Type whatever you like as the search string, then click "Mixx" if you want to search there or "Reddit" if you want that instead. Results will be appended to each other. Click the little trash-can in the lower right to clear the results. Looks kinda nice for a Swing app doesn't it ? But please remember, it's not written to be user-friendly, thread-safe, 'nice' or anything other than just this: To show off a Mac styled look.

Conclusion

That's it, we're done. Now people have been talking about the death of desktop apps, but I honestly don't think we'll see that anytime soon. Sure they'll be tightly integrated with online services and such, but they still have their place. There are several UI toolkits available, a few are crossplatform. They come with a set of multithreading problems of their own.

Secondly I demonstrated Enlive as a contrast to the more traditional way of scraping using text/pattern-matching, in this case regex. Although Enlive greatly outshines the competition, I didn't demonstrate perhaps the most fascinating aspect of it, templates. It would be possible to define a selection scheme for Digg.com and via a template have that outputted in the exact same format/layout as Reddit. That maybe quite pointless, but there are many uses where that type of template based transformation can be applied to good effect.

About the code:

As always I hope you enjoyed the read and will let me know if anything is unclear,

/Lau

Walt
2009-10-15 00:28:27
Hi, 

In the defn for web-search, "text" is an undefined symbol on line 41. 

I'm enjoying your posts alot, BTW.
Lau
2009-10-15 09:31:54
@Walt: Text is a function from enlive so you should double check your imports.

/Lau
Meikel
2009-10-15 13:57:58
&gt; I discovered an initiative to bring some of the *aesthetic qualities of OSX* to Swing.

Ok. Who are you? You are not Lau! Where is the real Lau? Are you holding him hostage? ;)
Meikel
2009-10-15 14:35:13
Some more comments on the implementation:

- *iek* (dorun (map ...))
- beware of "this" in the on-click body
- future is not equivalent to SwingUtils/invokeLater
Walt
2009-10-15 14:52:20
Ah, my enlive was too old. All works now. Thanks again.
Lau
2009-10-15 23:00:55
Hey Meikel - 

Future isn't equivalent, but in this case it serves the same purpose. And generally, (dorun/doall (map)) should be (doseq) - agreed? :)

/Lau
Meikel
2009-10-15 23:18:11
(doall (map ..)) has its uses. But (dorun (map ...)) should most likely be a doseq.

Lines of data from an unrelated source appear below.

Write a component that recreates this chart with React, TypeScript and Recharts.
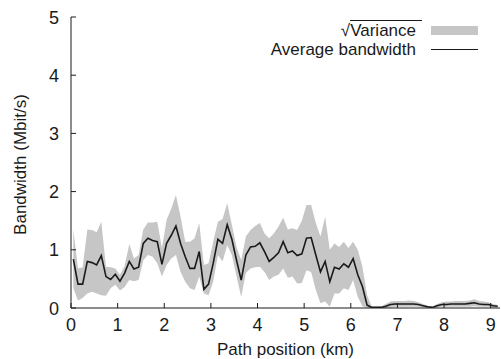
import React from 'react';
import { ComposedChart, Area, Line, XAxis, YAxis, Legend } from 'recharts';

const km = [0.05,0.15,0.25,0.35,0.45,0.55,0.65,0.75,0.85,0.95,1.05,1.15,1.25,1.35,1.45,1.55,1.65,1.75,1.85,1.95,2.05,2.15,2.25,2.35,2.45,2.55,2.65,2.75,2.85,2.95,3.05,3.15,3.25,3.35,3.45,3.55,3.65,3.75,3.85,3.95,4.05,4.15,4.25,4.35,4.45,4.55,4.65,4.75,4.85,4.95,5.05,5.15,5.25,5.35,5.45,5.55,5.65,5.75,5.85,5.95,6.05,6.15,6.25,6.35,6.45,6.55,6.65,6.75,6.85,6.95,7.05,7.15,7.25,7.35,7.45,7.55,7.65,7.75,7.85,7.95,8.05,8.15,8.25,8.35,8.45,8.55,8.65,8.75,8.85,8.95,9.05,9.15];
const avg = [0.84,0.41,0.41,0.80,0.78,0.74,0.90,0.54,0.49,0.58,0.46,0.60,0.80,0.67,0.70,1.11,1.20,1.16,1.14,0.75,1.11,1.25,1.41,1.11,0.88,0.68,0.68,0.97,0.32,0.41,0.77,1.18,1.11,1.43,1.18,0.82,0.48,0.91,1.05,1.06,1.12,0.97,0.80,0.87,0.95,1.14,0.95,0.98,0.90,0.93,1.20,1.21,0.91,0.62,0.80,0.45,0.70,0.67,0.76,0.70,0.85,0.57,0.37,0.05,0.01,0.01,0.01,0.03,0.06,0.07,0.07,0.07,0.07,0.07,0.06,0.04,0.02,0.01,0.04,0.06,0.06,0.07,0.07,0.07,0.07,0.08,0.09,0.07,0.06,0.06,0.04,0.03];
const lo = [0.34,0.13,0.17,0.25,0.28,0.25,0.22,0.21,0.34,0.40,0.30,0.36,0.48,0.46,0.48,0.82,0.91,0.88,0.77,0.54,0.74,0.85,0.91,0.62,0.45,0.34,0.31,0.54,0.25,0.22,0.45,0.91,0.80,1.08,0.91,0.54,0.19,0.60,0.68,0.70,0.71,0.62,0.48,0.54,0.57,0.68,0.52,0.54,0.42,0.43,0.65,0.62,0.31,0.08,0.11,0.02,0.25,0.25,0.34,0.31,0.48,0.19,0.03,0,0,0,0,0,0.01,0.02,0.02,0.02,0.02,0.02,0.02,0.01,0,0,0.01,0.02,0.02,0.02,0.02,0.02,0.02,0.02,0.03,0.02,0.02,0.02,0.01,0.01];
const hi = [1.35,0.68,0.70,1.35,1.34,1.30,1.48,0.71,0.70,0.68,0.57,0.72,1.10,0.85,0.91,1.35,1.47,1.47,1.48,1.03,1.51,1.71,1.94,1.57,1.14,1.14,1.20,1.46,0.74,0.77,1.14,1.48,1.53,1.80,1.43,1.05,0.82,1.23,1.34,1.41,1.46,1.28,1.20,1.28,1.40,1.55,1.35,1.37,1.34,1.50,1.77,1.77,1.46,1.23,1.57,1.00,1.11,1.05,1.14,1.03,1.14,1.00,0.71,0.22,0.02,0.02,0.03,0.07,0.11,0.12,0.12,0.12,0.13,0.12,0.10,0.07,0.04,0.02,0.07,0.10,0.11,0.11,0.12,0.12,0.12,0.13,0.15,0.12,0.11,0.10,0.07,0.05];

const xTicks = [0,1,2,3,4,5,6,7,8,9];
const yTicks = [0,1,2,3,4,5];
const xLabel = 'Path position (km)';
const yLabel = 'Bandwidth (Mbit/s)';
const legendVariance = 'Variance';
const legendAvg = 'Average bandwidth';

const data = km.map((k, i) => ({ km: k, avg: avg[i], range: [lo[i], hi[i]] }));

const FONT = '"Liberation Sans", Arial, Helvetica, sans-serif';
const INK = '#1a1a1a';
const BAND = '#c6c6c6';
const TL = 5;

const BottomTick = (p: any) => (
  <g>
    <line x1={p.x} y1={p.y} x2={p.x} y2={p.y - TL} stroke={INK} strokeWidth={1} />
    <text x={p.x} y={p.y + 23} textAnchor="middle" fontSize={18} fontFamily={FONT} fill={INK}>{p.payload.value}</text>
  </g>
);
const LeftTick = (p: any) => (
  <g>
    <line x1={p.x} y1={p.y} x2={p.x + TL} y2={p.y} stroke={INK} strokeWidth={1} />
    <text x={p.x - 12} y={p.y + 6.5} textAnchor="end" fontSize={18} fontFamily={FONT} fill={INK}>{p.payload.value}</text>
  </g>
);
const TopTick = (p: any) => (
  <line x1={p.x} y1={p.y} x2={p.x} y2={p.y + TL} stroke={INK} strokeWidth={1} />
);
const RightTick = (p: any) => (
  <line x1={p.x} y1={p.y} x2={p.x - TL} y2={p.y} stroke={INK} strokeWidth={1} />
);

const YTitle = (props: any) => {
  const vb = props.viewBox || { x: 0, y: 17, width: 71, height: 291 };
  const cx = vb.x + 20;
  const cy = vb.y + vb.height / 2 + 2;
  return (
    <text x={cx} y={cy} transform={`rotate(-90 ${cx} ${cy})`} textAnchor="middle" dominantBaseline="central" fontSize={17} fontFamily={FONT} fill={INK}>{yLabel}</text>
  );
};
const XTitle = (props: any) => {
  const vb = props.viewBox || { x: 71, y: 308, width: 429, height: 51 };
  return (
    <text x={vb.x + vb.width / 2} y={vb.y + 47} textAnchor="middle" fontSize={17} fontFamily={FONT} fill={INK}>{xLabel}</text>
  );
};

const LegendContent = () => (
  <div style={{ fontFamily: FONT, fontSize: 17, color: INK, lineHeight: '19px' }}>
    <div style={{ display: 'flex', justifyContent: 'flex-end', alignItems: 'center', height: 19 }}>
      <span>√<span style={{ borderTop: `1px solid ${INK}`, paddingRight: 6 }}>{legendVariance}</span></span>
      <span style={{ display: 'inline-block', width: 47, height: 9, background: BAND, marginLeft: 9 }} />
    </div>
    <div style={{ display: 'flex', justifyContent: 'flex-end', alignItems: 'center', height: 19 }}>
      <span>{legendAvg}</span>
      <span style={{ display: 'inline-block', width: 47, height: 1.5, background: INK, marginLeft: 15 }} />
    </div>
  </div>
);

export default function App() {
  return (
    <div style={{ position: 'absolute', left: 0, top: 0, width: 501, height: 359, background: '#fff' }}>
      <ComposedChart width={501} height={359} data={data} margin={{ top: 17, right: 1, bottom: 0, left: 0 }}>
        <XAxis dataKey="km" type="number" domain={[0, 9.2]} allowDataOverflow ticks={xTicks} height={51}
          tickSize={0} tickMargin={0} tickLine={false} tick={<BottomTick />} axisLine={{ stroke: INK, strokeWidth: 1 }}
          label={<XTitle />} interval={0} />
        <XAxis xAxisId="top" orientation="top" dataKey="km" type="number" domain={[0, 9.2]} allowDataOverflow ticks={xTicks} height={0}
          tickSize={0} tickMargin={0} tickLine={false} tick={<TopTick />} axisLine={{ stroke: INK, strokeWidth: 1 }} interval={0} />
        <YAxis type="number" domain={[0, 5]} allowDataOverflow ticks={yTicks} width={71}
          tickSize={0} tickMargin={0} tickLine={false} tick={<LeftTick />} axisLine={{ stroke: INK, strokeWidth: 1 }}
          label={<YTitle />} interval={0} />
        <YAxis yAxisId="right" orientation="right" type="number" domain={[0, 5]} allowDataOverflow ticks={yTicks} width={0}
          tickSize={0} tickMargin={0} tickLine={false} tick={<RightTick />} axisLine={{ stroke: INK, strokeWidth: 1 }} interval={0} />
        <Legend layout="horizontal" verticalAlign="middle" align="center" content={<LegendContent />}
          wrapperStyle={{ position: 'absolute', top: 21, right: 23, left: 'auto', bottom: 'auto', width: 'auto', height: 'auto' }} />
        <Area dataKey="range" type="linear" fill={BAND} fillOpacity={1} stroke="none" isAnimationActive={false} legendType="none" />
        <Line dataKey="avg" type="linear" stroke={INK} strokeWidth={1.6} dot={false} activeDot={false} isAnimationActive={false} legendType="none" />
      </ComposedChart>
    </div>
  );
}
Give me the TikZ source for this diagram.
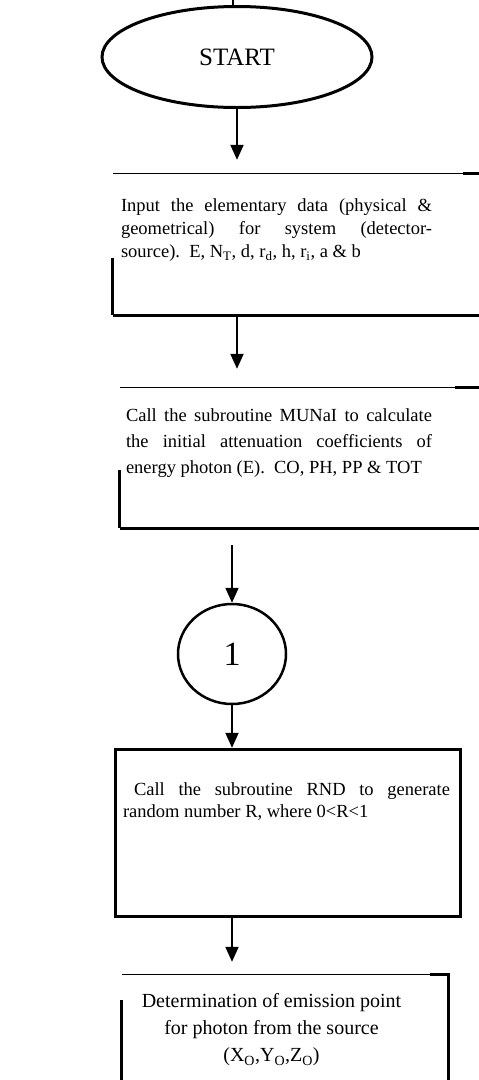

Yes.
Daniel Sobral
2009-11-04 16:35:19
I'll now try to write a program in Clojure to extract those tags without knowing Clojure. I'll then evaluate it by the time it took me, and how legible I think it is without experience with Clojure.

Which isn't really fair, as I have done some Lisp before.

If you can't be bothered to learn regexp, which isn't exactly turing-complete, but it's still quite powerful, then you really shouldn't try to do stuff with it. Or criticize it.

If you had learned regexp, you'll know that its usefulness is searching for patterns in unstructured text (or text whose structure is not relevant to the pattern), and would never have attempted to do it.

On the other hand, if you had to get data from a site whose HTML is so broken that no JVM parser can't make tail or heads of it, like I had on one occasion, you'd be wasting your time if you tried to use anything else.
Daniel Sobral
2009-11-04 16:40:25
Oh, btw, Ruby let you do stuff with its AST, which is as powerful as Lisp macros.